-- Begin Data extract --

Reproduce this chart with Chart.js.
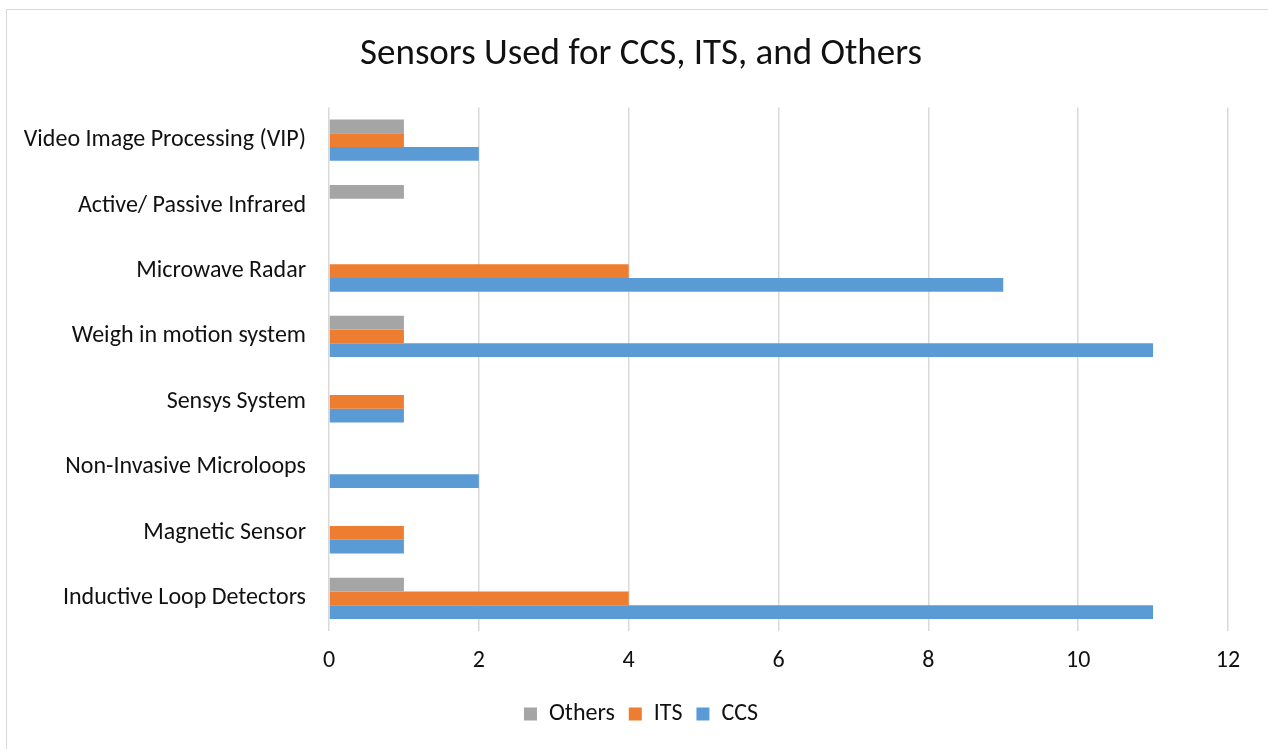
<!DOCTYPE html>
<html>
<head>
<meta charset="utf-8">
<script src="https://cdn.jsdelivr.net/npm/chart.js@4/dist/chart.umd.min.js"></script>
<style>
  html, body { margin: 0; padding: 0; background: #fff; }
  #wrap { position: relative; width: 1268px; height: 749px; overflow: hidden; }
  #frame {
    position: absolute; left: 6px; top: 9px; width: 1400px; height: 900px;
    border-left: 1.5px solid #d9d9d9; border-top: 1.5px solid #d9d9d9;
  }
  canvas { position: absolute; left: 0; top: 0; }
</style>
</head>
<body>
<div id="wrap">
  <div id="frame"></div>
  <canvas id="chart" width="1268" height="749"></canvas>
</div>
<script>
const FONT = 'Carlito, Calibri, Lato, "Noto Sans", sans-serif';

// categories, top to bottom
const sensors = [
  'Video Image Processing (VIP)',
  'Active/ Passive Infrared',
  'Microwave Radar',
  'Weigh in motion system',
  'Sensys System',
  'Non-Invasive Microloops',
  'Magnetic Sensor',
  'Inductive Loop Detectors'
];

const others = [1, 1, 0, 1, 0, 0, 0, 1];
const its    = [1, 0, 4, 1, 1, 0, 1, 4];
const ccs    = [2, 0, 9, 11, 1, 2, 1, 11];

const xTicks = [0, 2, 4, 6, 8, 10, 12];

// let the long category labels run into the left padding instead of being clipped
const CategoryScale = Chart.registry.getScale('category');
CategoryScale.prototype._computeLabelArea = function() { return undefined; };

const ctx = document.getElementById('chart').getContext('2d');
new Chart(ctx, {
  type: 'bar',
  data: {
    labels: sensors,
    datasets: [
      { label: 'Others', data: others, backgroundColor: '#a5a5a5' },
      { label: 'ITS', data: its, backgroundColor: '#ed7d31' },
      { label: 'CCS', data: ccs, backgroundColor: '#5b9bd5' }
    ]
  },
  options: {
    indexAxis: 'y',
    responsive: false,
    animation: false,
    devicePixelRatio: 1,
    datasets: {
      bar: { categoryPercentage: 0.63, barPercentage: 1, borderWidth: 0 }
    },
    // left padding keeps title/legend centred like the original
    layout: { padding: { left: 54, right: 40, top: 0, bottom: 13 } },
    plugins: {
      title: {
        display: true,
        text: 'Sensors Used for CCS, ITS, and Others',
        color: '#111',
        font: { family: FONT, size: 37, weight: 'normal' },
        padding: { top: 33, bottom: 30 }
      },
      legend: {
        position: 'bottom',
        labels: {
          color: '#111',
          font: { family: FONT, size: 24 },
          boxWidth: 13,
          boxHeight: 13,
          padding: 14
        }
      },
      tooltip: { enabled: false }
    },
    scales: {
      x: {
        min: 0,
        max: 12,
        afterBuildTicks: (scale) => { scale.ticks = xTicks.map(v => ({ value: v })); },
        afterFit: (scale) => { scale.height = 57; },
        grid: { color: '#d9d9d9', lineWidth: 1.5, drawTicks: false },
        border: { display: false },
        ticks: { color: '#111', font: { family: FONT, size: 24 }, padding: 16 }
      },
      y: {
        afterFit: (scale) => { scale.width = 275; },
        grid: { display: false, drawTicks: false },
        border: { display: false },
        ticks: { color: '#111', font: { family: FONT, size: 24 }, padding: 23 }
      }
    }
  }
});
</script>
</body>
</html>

-- End Data extract --

Given request :: Give the material again exactly as it is, but keep the pictures out.

Answer to this problem ::
Reproduce this chart with Chart.js.
<!DOCTYPE html>
<html>
<head>
<meta charset="utf-8">
<script src="https://cdn.jsdelivr.net/npm/chart.js@4/dist/chart.umd.min.js"></script>
<style>
  html, body { margin: 0; padding: 0; background: #fff; }
  #wrap { position: relative; width: 1268px; height: 749px; overflow: hidden; }
  #frame {
    position: absolute; left: 6px; top: 9px; width: 1400px; height: 900px;
    border-left: 1.5px solid #d9d9d9; border-top: 1.5px solid #d9d9d9;
  }
  canvas { position: absolute; left: 0; top: 0; }
</style>
</head>
<body>
<div id="wrap">
  <div id="frame"></div>
  <canvas id="chart" width="1268" height="749"></canvas>
</div>
<script>
const FONT = 'Carlito, Calibri, Lato, "Noto Sans", sans-serif';

// categories, top to bottom
const sensors = [
  'Video Image Processing (VIP)',
  'Active/ Passive Infrared',
  'Microwave Radar',
  'Weigh in motion system',
  'Sensys System',
  'Non-Invasive Microloops',
  'Magnetic Sensor',
  'Inductive Loop Detectors'
];

const others = [1, 1, 0, 1, 0, 0, 0, 1];
const its    = [1, 0, 4, 1, 1, 0, 1, 4];
const ccs    = [2, 0, 9, 11, 1, 2, 1, 11];

const xTicks = [0, 2, 4, 6, 8, 10, 12];

// let the long category labels run into the left padding instead of being clipped
const CategoryScale = Chart.registry.getScale('category');
CategoryScale.prototype._computeLabelArea = function() { return undefined; };

const ctx = document.getElementById('chart').getContext('2d');
new Chart(ctx, {
  type: 'bar',
  data: {
    labels: sensors,
    datasets: [
      { label: 'Others', data: others, backgroundColor: '#a5a5a5' },
      { label: 'ITS', data: its, backgroundColor: '#ed7d31' },
      { label: 'CCS', data: ccs, backgroundColor: '#5b9bd5' }
    ]
  },
  options: {
    indexAxis: 'y',
    responsive: false,
    animation: false,
    devicePixelRatio: 1,
    datasets: {
      bar: { categoryPercentage: 0.63, barPercentage: 1, borderWidth: 0 }
    },
    // left padding keeps title/legend centred like the original
    layout: { padding: { left: 54, right: 40, top: 0, bottom: 13 } },
    plugins: {
      title: {
        display: true,
        text: 'Sensors Used for CCS, ITS, and Others',
        color: '#111',
        font: { family: FONT, size: 37, weight: 'normal' },
        padding: { top: 33, bottom: 30 }
      },
      legend: {
        position: 'bottom',
        labels: {
          color: '#111',
          font: { family: FONT, size: 24 },
          boxWidth: 13,
          boxHeight: 13,
          padding: 14
        }
      },
      tooltip: { enabled: false }
    },
    scales: {
      x: {
        min: 0,
        max: 12,
        afterBuildTicks: (scale) => { scale.ticks = xTicks.map(v => ({ value: v })); },
        afterFit: (scale) => { scale.height = 57; },
        grid: { color: '#d9d9d9', lineWidth: 1.5, drawTicks: false },
        border: { display: false },
        ticks: { color: '#111', font: { family: FONT, size: 24 }, padding: 16 }
      },
      y: {
        afterFit: (scale) => { scale.width = 275; },
        grid: { display: false, drawTicks: false },
        border: { display: false },
        ticks: { color: '#111', font: { family: FONT, size: 24 }, padding: 23 }
      }
    }
  }
});
</script>
</body>
</html>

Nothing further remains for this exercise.